- by New Deal democrat
There are times when the economy is undergoing such a profound shift that there is suddenly a lot to say. This is one of those times. I have been meaning to put up a post like this for several weeks. Let me at least make some of the important points today.
Sixteen months into this (mal-)Administration the fundamentals of the paradigm shift are apparent. It is:
(1) inflationary, and
(2) K-shaped (i.e., the top 10% or so is doing very well, while the lower 50% or more are just barely holding their heads above water, if that).
It helps to think of the T—-p economy as a mafia bust-out, where the “mark” is the US Treasury. In a bust-out, the mafia takes control of a legitimate business, runs up credit as much as they possibly can, they and their cronies profit handsomely, and then they leave the mark with a bankrupt shell. Translated to the US economy, the nation’s credit (i.e., the national debt) is being run up with wild abandon. T—-p, his family, other insiders, and the GOP zealots he needs to keep on board are profiting handsomely. Ultimately it is the mass of US taxpayers who will be left with the bill.

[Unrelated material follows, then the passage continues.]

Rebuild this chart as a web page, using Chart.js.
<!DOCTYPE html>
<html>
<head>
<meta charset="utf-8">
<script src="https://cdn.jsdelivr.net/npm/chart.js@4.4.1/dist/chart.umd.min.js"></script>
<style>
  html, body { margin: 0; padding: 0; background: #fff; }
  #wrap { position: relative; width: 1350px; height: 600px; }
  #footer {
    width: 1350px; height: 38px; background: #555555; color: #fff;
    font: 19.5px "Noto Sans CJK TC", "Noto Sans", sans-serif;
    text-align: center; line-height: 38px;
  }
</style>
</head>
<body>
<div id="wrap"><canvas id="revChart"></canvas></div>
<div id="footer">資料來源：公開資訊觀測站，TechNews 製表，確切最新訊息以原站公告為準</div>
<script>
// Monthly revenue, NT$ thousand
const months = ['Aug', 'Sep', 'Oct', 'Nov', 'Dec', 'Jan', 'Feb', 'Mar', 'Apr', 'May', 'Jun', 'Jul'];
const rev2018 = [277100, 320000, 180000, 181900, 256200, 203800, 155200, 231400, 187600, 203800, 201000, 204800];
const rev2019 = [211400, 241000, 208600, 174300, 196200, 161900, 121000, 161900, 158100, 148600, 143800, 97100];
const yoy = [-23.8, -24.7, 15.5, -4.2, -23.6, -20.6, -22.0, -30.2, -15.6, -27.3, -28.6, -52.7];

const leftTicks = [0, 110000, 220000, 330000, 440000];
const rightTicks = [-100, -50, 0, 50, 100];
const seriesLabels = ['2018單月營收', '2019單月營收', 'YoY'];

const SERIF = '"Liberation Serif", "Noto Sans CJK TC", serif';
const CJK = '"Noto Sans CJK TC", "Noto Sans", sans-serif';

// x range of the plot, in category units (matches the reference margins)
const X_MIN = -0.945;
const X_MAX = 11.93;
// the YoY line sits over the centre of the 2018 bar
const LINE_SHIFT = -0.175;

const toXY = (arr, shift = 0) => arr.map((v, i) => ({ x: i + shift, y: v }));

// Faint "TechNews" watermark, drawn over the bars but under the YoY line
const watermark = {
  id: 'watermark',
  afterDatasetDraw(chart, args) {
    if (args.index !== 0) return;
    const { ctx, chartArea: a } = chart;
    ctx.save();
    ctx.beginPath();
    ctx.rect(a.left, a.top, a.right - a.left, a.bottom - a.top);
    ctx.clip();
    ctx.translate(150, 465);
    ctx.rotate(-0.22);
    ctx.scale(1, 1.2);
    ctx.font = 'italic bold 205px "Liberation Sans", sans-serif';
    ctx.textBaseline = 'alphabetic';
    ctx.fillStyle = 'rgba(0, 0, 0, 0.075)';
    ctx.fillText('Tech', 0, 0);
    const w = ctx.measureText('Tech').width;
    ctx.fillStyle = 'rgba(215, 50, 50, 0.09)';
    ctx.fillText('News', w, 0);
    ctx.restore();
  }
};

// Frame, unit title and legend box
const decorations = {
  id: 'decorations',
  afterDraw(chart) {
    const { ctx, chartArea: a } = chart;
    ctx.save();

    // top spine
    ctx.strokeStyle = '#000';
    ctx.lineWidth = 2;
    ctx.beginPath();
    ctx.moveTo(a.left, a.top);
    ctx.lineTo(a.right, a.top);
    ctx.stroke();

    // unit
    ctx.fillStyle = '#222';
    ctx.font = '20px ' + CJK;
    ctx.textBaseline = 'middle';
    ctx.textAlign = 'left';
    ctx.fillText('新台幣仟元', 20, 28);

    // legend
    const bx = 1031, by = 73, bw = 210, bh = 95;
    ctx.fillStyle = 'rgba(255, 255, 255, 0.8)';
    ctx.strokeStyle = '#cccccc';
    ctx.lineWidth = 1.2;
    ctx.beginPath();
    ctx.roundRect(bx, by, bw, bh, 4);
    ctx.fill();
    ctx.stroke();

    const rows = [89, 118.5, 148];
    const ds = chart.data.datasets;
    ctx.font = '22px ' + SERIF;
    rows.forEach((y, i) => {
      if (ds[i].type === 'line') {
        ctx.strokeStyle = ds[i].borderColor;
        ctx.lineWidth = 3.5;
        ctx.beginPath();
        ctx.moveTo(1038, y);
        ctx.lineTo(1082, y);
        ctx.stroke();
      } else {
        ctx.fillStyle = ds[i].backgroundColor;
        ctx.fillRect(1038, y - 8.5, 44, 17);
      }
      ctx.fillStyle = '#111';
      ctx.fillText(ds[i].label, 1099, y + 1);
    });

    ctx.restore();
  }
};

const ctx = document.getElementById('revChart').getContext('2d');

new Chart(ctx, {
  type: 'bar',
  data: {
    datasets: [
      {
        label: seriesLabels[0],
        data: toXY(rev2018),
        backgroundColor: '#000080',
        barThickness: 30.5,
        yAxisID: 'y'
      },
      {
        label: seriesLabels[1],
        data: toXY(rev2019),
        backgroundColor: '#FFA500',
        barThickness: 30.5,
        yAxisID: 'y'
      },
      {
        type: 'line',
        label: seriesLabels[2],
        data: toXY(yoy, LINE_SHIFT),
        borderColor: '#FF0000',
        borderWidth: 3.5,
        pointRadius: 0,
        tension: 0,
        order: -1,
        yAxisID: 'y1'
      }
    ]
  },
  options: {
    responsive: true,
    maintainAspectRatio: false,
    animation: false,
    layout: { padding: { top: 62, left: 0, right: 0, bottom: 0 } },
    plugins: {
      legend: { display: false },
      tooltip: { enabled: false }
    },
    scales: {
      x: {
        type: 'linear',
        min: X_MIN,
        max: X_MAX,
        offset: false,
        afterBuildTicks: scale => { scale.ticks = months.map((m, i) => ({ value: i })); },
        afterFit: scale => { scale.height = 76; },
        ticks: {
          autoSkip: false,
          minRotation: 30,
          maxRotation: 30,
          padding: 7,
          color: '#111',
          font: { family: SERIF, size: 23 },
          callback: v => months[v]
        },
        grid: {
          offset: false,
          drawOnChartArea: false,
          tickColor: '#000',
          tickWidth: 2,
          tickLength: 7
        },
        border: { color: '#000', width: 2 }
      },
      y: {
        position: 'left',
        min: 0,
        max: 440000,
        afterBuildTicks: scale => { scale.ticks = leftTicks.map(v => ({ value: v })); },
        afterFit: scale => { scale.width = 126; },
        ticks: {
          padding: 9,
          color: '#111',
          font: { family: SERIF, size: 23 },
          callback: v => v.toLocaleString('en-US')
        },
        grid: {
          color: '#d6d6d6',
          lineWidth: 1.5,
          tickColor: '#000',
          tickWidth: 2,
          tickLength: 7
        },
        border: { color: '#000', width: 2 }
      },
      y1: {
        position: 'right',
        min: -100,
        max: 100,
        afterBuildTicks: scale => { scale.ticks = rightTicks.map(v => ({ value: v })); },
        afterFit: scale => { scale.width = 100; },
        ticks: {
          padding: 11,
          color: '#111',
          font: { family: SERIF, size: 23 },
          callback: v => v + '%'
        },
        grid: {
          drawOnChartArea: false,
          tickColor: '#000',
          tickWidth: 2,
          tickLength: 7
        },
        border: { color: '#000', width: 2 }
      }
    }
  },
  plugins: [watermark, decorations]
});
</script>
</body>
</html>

Let’s start with the inflationary aspect, beginning with this morning’s producer price index report. In the month of April alone, the price of goods used in production increased 2.0%, services increased 1.2%, and the total index increased 1.4%. Again, that is for one month alone. On a YoY basis, goods prices increased 6.3%, services prices increased 5.5%, and the total (blue in the graph below) increased 6.0%. Further back in the supply chain, the prices of raw commodities (gold) increased 2.7% in April alone, and 9.8% YoY. The below graph also includes YoY headline CPI (red) for comparison:
All of these are on the upswing, and sharply so. In each case, the YoY increase has been the highest since at least three years ago.
Further, because at least some of the producer prices increases have yet to make their way to consumer prices, even if producer price inflation were to halt here, we could expect a continuing spike in consumer inflation in the months to come.

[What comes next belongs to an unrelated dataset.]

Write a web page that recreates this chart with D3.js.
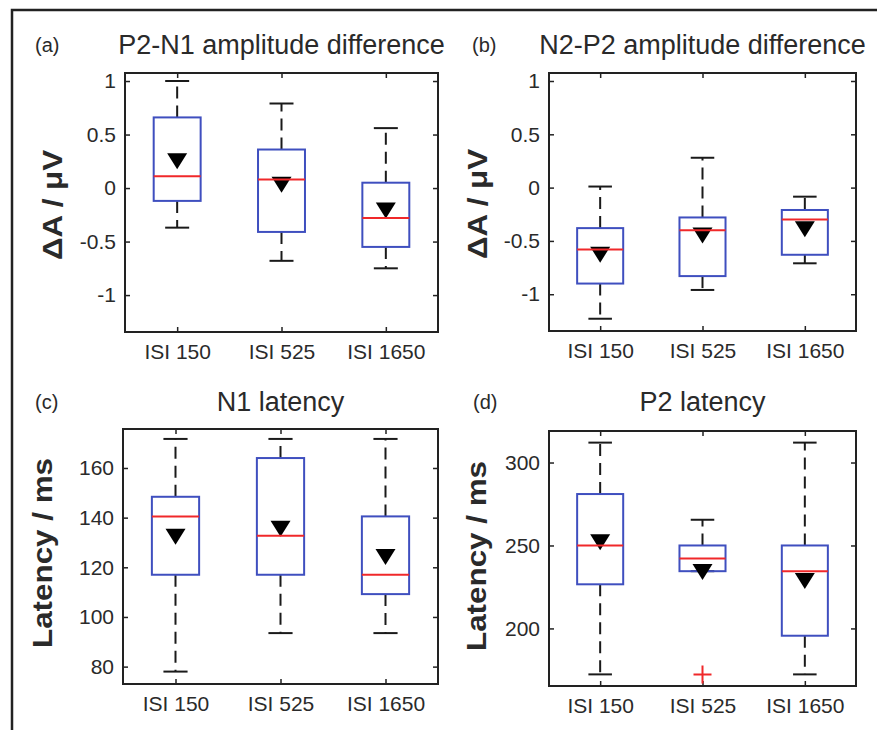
<!DOCTYPE html>
<head>
  <meta charset="utf-8">
  <script src="https://d3js.org/d3.v7.min.js"></script>
  <style>
    body {
      margin: 0;
      background: #fff;
      overflow: hidden;
    }
    svg text {
      font-family: "Liberation Sans", Arial, sans-serif;
      fill: #2a2a2a;
    }
  </style>
</head>
<body>
  <svg width="877" height="730"></svg>
  <script>
    // values
    const categories = ['ISI 150', 'ISI 525', 'ISI 1650'];

    // each row: [whiskerLow, q1, median, q3, whiskerHigh, mean]
    const p2n1Amp = [
      [-0.37, -0.12, 0.11, 0.66, 1.00, 0.25],
      [-0.68, -0.41, 0.08, 0.36, 0.79, 0.03],
      [-0.75, -0.55, -0.28, 0.05, 0.56, -0.21]
    ];
    const n2p2Amp = [
      [-1.23, -0.90, -0.58, -0.38, 0.01, -0.63],
      [-0.96, -0.83, -0.40, -0.28, 0.28, -0.45],
      [-0.71, -0.63, -0.30, -0.21, -0.085, -0.39]
    ];
    const n1Lat = [
      [78, 117, 140.5, 148.4, 171.7, 132.3],
      [93.5, 117, 132.7, 164, 171.7, 135.5],
      [93.5, 109.2, 117, 140.5, 171.7, 124.1]
    ];
    const p2Lat = [
      [172.3, 226.6, 250, 281, 312, 251.9],
      [234.5, 234.5, 242.2, 250, 265.5, 234],
      [172.3, 195.6, 234.5, 250, 312, 228.6]
    ];
    // [category index, value]
    const p2LatOutliers = [[1, 172.3]];

    const ampTicks = [-1, -0.5, 0, 0.5, 1];
    const n1Ticks = [80, 100, 120, 140, 160];
    const p2Ticks = [200, 250, 300];

    const ampDomain = [-1.345, 1.075];
    const n1Domain = [73, 175.7];
    const p2Domain = [165.3, 319];

    const svg = d3.select('svg');

    // outer frame (top and left edges only are visible)
    svg.append('path')
      .attr('d', 'M12,730L12,10L877,10')
      .attr('fill', 'none')
      .attr('stroke', '#222')
      .attr('stroke-width', 2.5);

    const panels = [
      { tag: '(a)', title: 'P2-N1 amplitude difference', ylab: 'ΔA / μV', ylabLen: 110,
        data: p2n1Amp, outliers: [], ticks: ampTicks, domain: ampDomain,
        x0: 125, x1: 438, y0: 73, y1: 332, tagX: 35, titleY: 54, ylabX: 62, ylabY: 205 },
      { tag: '(b)', title: 'N2-P2 amplitude difference', ylab: 'ΔA / μV', ylabLen: 110,
        data: n2p2Amp, outliers: [], ticks: ampTicks, domain: ampDomain,
        x0: 549, x1: 856, y0: 73, y1: 331, tagX: 472, titleY: 54, ylabX: 487, ylabY: 204 },
      { tag: '(c)', title: 'N1 latency', ylab: 'Latency / ms', ylabLen: 190,
        data: n1Lat, outliers: [], ticks: n1Ticks, domain: n1Domain,
        x0: 123, x1: 438, y0: 429, y1: 684, tagX: 35, titleY: 411, ylabX: 52, ylabY: 553 },
      { tag: '(d)', title: 'P2 latency', ylab: 'Latency / ms', ylabLen: 190,
        data: p2Lat, outliers: p2LatOutliers, ticks: p2Ticks, domain: p2Domain,
        x0: 549, x1: 856, y0: 431, y1: 686, tagX: 473, titleY: 411, ylabX: 486, ylabY: 556 }
    ];

    const boxW = 0.45, capW = 0.23;

    panels.forEach(p => {
      const w = p.x1 - p.x0, h = p.y1 - p.y0;
      const x = d3.scaleLinear().domain([0.5, 3.5]).range([0, w]);
      const y = d3.scaleLinear().domain(p.domain).range([h, 0]);

      const g = svg.append('g').attr('transform', `translate(${p.x0},${p.y0})`);

      // labels
      svg.append('text')
        .attr('x', p.tagX).attr('y', p.titleY - 2)
        .style('font-size', '20px')
        .text(p.tag);
      g.append('text')
        .attr('x', w / 2).attr('y', p.titleY - p.y0)
        .attr('text-anchor', 'middle')
        .style('font-size', '27px')
        .text(p.title);
      svg.append('text')
        .attr('transform', `translate(${p.ylabX},${p.ylabY}) rotate(-90)`)
        .attr('text-anchor', 'middle')
        .attr('textLength', p.ylabLen)
        .attr('lengthAdjust', 'spacingAndGlyphs')
        .style('font-size', '27px')
        .style('font-weight', 'bold')
        .text(p.ylab);

      // axes, ticks pointing inward on all four sides
      const fmt = d => String(d);
      const left = g.append('g')
        .call(d3.axisLeft(y).tickValues(p.ticks).tickFormat(fmt)
          .tickSizeInner(-5).tickSizeOuter(0).tickPadding(9));
      const right = g.append('g').attr('transform', `translate(${w},0)`)
        .call(d3.axisRight(y).tickValues(p.ticks).tickFormat('')
          .tickSizeInner(-5).tickSizeOuter(0));
      const bottom = g.append('g').attr('transform', `translate(0,${h})`)
        .call(d3.axisBottom(x).tickValues([1, 2, 3]).tickFormat(i => categories[i - 1])
          .tickSizeInner(-5).tickSizeOuter(0).tickPadding(12));
      const top = g.append('g')
        .call(d3.axisTop(x).tickValues([1, 2, 3]).tickFormat('')
          .tickSizeInner(-5).tickSizeOuter(0));
      [left, right, bottom, top].forEach(a => {
        a.select('.domain').remove();
        a.selectAll('.tick line').attr('stroke', '#222').attr('stroke-width', 1.5);
        a.selectAll('text').style('font-size', '21px').attr('fill', '#2a2a2a')
          .style('font-family', '"Liberation Sans", Arial, sans-serif');
      });

      g.append('rect')
        .attr('width', w).attr('height', h)
        .attr('fill', 'none')
        .attr('stroke', '#222')
        .attr('stroke-width', 2);

      const boxes = g.selectAll('.box').data(p.data).enter()
        .append('g').attr('class', 'box');

      // whiskers
      boxes.append('line')
        .attr('x1', (d, i) => x(i + 1)).attr('x2', (d, i) => x(i + 1))
        .attr('y1', d => y(d[3])).attr('y2', d => y(d[4]))
        .attr('stroke', '#1a1a1a').attr('stroke-width', 2)
        .attr('stroke-dasharray', '12,7');
      boxes.append('line')
        .attr('x1', (d, i) => x(i + 1)).attr('x2', (d, i) => x(i + 1))
        .attr('y1', d => y(d[1])).attr('y2', d => y(d[0]))
        .attr('stroke', '#1a1a1a').attr('stroke-width', 2)
        .attr('stroke-dasharray', '12,7');
      // caps
      [0, 4].forEach(k => {
        boxes.append('line')
          .attr('x1', (d, i) => x(i + 1 - capW / 2)).attr('x2', (d, i) => x(i + 1 + capW / 2))
          .attr('y1', d => y(d[k])).attr('y2', d => y(d[k]))
          .attr('stroke', '#1a1a1a').attr('stroke-width', 2);
      });
      // box
      boxes.append('rect')
        .attr('x', (d, i) => x(i + 1 - boxW / 2))
        .attr('width', x(1 + boxW) - x(1))
        .attr('y', d => y(d[3]))
        .attr('height', d => y(d[1]) - y(d[3]))
        .attr('fill', 'none')
        .attr('stroke', '#3f4fbf')
        .attr('stroke-width', 2);
      // mean marker
      boxes.append('path')
        .attr('d', (d, i) => {
          const cx = x(i + 1), cy = y(d[5]);
          return `M${cx - 10},${cy - 8}L${cx + 10},${cy - 8}L${cx},${cy + 8}Z`;
        })
        .attr('fill', '#000');
      // median
      boxes.append('line')
        .attr('x1', (d, i) => x(i + 1 - boxW / 2)).attr('x2', (d, i) => x(i + 1 + boxW / 2))
        .attr('y1', d => y(d[2])).attr('y2', d => y(d[2]))
        .attr('stroke', '#f0282a').attr('stroke-width', 2);

      // outliers
      g.selectAll('.outlier').data(p.outliers).enter()
        .append('path')
        .attr('class', 'outlier')
        .attr('d', d => {
          const cx = x(d[0] + 1), cy = y(d[1]);
          return `M${cx - 9},${cy}L${cx + 9},${cy}M${cx},${cy - 9}L${cx},${cy + 9}`;
        })
        .attr('stroke', '#f0282a')
        .attr('stroke-width', 2)
        .attr('fill', 'none');
    });
  </script>
</body>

The sources of this surge in inflation are not hard to spot: the closure of the Strait of Hormuz and all the products flowing through it due to the monstrously foolish Iran war; and also the continuing effects of T—-p’s tariffs (remembering that even though the Supreme Court struck down the first batch, the Administration immediately used another source of purported authority to impose a second batch).
And the 800 pound financial gorilla in the room, the Treasury bond market, has noticed. Here is a graph of interest rate yields on the 10 year (red) and 30 year (blue) Treasury bonds for the past 4 years since the Fed started to increase interest rates:
The 10 year bond closed yesterday at 4.42%, and as I write this is trading at 4.48%. And the 30 year bond closed yesterday at 4.98%, and is at this moment trading at 5.04%. With the exception of a brief period during late 2023, both of these since T—-p started office in January 2025 are at levels not seen since 2007.

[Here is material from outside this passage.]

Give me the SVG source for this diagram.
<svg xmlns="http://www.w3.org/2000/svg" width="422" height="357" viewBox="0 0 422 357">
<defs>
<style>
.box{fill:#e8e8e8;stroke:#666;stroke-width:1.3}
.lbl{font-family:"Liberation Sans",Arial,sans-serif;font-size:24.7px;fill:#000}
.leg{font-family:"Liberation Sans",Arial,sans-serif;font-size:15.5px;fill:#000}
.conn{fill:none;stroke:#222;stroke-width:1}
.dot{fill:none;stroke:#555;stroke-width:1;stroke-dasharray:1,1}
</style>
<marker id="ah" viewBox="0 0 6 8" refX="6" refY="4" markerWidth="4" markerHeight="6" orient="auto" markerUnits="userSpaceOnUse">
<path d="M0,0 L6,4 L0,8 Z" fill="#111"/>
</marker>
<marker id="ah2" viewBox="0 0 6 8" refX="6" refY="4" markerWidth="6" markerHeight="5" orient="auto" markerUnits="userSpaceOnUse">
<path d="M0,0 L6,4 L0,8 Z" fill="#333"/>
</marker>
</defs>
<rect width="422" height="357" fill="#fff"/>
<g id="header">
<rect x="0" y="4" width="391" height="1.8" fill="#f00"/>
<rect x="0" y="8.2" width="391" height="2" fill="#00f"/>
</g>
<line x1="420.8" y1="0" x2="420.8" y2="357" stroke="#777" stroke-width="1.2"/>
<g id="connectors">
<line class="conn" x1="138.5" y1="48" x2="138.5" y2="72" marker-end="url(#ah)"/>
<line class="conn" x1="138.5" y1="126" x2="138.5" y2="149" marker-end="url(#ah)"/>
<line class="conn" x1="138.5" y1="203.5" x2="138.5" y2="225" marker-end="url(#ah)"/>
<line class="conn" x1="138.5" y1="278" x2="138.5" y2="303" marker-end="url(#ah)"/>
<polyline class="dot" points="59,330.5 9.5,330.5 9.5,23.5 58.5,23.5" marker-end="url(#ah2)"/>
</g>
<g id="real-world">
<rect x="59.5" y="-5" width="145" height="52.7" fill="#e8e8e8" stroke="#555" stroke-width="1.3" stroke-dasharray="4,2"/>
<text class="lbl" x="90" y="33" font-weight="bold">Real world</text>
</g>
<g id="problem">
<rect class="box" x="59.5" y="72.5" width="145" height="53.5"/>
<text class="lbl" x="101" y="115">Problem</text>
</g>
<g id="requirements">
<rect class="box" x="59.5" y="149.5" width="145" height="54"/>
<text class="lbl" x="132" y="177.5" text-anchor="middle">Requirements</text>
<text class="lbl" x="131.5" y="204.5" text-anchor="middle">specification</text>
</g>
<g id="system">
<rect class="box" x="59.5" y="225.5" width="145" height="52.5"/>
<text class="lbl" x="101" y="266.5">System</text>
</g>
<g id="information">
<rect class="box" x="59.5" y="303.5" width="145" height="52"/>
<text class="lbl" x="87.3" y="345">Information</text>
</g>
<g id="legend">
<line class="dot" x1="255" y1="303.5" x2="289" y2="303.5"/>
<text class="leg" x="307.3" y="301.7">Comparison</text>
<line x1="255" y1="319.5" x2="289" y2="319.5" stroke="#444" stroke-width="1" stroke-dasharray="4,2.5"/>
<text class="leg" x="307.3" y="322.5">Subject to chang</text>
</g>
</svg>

Simply put, bond traders are demanding a higher return for taking the risk of holding on to longer dated US Treasurys.
Now let’s turn to where this cornucopia of new debt is winding up. And the answer is, into the pockets of those uppermost on the income scale — hence, the “K-shaped” economy.
Let’s start with a graph of the labor share of income for all workers (blue) vs. corporate profits as a percent of GDP (red):
In this Millennium, the corporate share has surged from 5% to 12% of the entire GDP, currently very close to its highest level, while the labor share has declined by 15% to it lowest ever level as of Q1.
And consumer spending has become ever more concentrated in the hands of the 10% of highest incomes, now accounting for almost half of all spending:
Indeed, as of this week, consumer spending YoY increased by 9.6%, the highest such comparison since the Boom year of 2022:
Further, not even counting March, since the middle of last year, real spending by lower income consumers has actually been in a declining trend, while upper income consumers spending made new highs at the end of last year:
And in March, upper income consumers real spending declined much less than that of lower income consumers.
Specifically as to gas purchases, upper income consumers simply added the increase to their credit cards, while lower income consumers cut back on gas purchases the most:
Meanwhile, on the other side of the ledger, profits as reported by the S&P 500 companies made a new all-time high:
Further, just 5 companies, all associated with AI, have accounted for half of all of the growth in the past year:
This is the most concentrated advance ever.
Finally, let me pan back to focus of aggregate real payrolls. The below graph shows real aggregate payrolls for all workers (blue) and nonsupervisory workers (red). The thin blue and red lines show the same information, but adding 0.2% to YoY inflation as a result of the undercounting of shelter prices during the government shutdown last autumn. Which means you can ignore those lines before that time, but can compare them with the thicker lines predating the shutdown to see the more likely trajectory of real aggregate payrolls:
If there is a faltering of nominal payroll growth, and/or more months of big increases in consumer prices, these will both be negative YoY within several months, and based on past experience over the past 60+ years, that would almost certainly mean that a recession is imminent.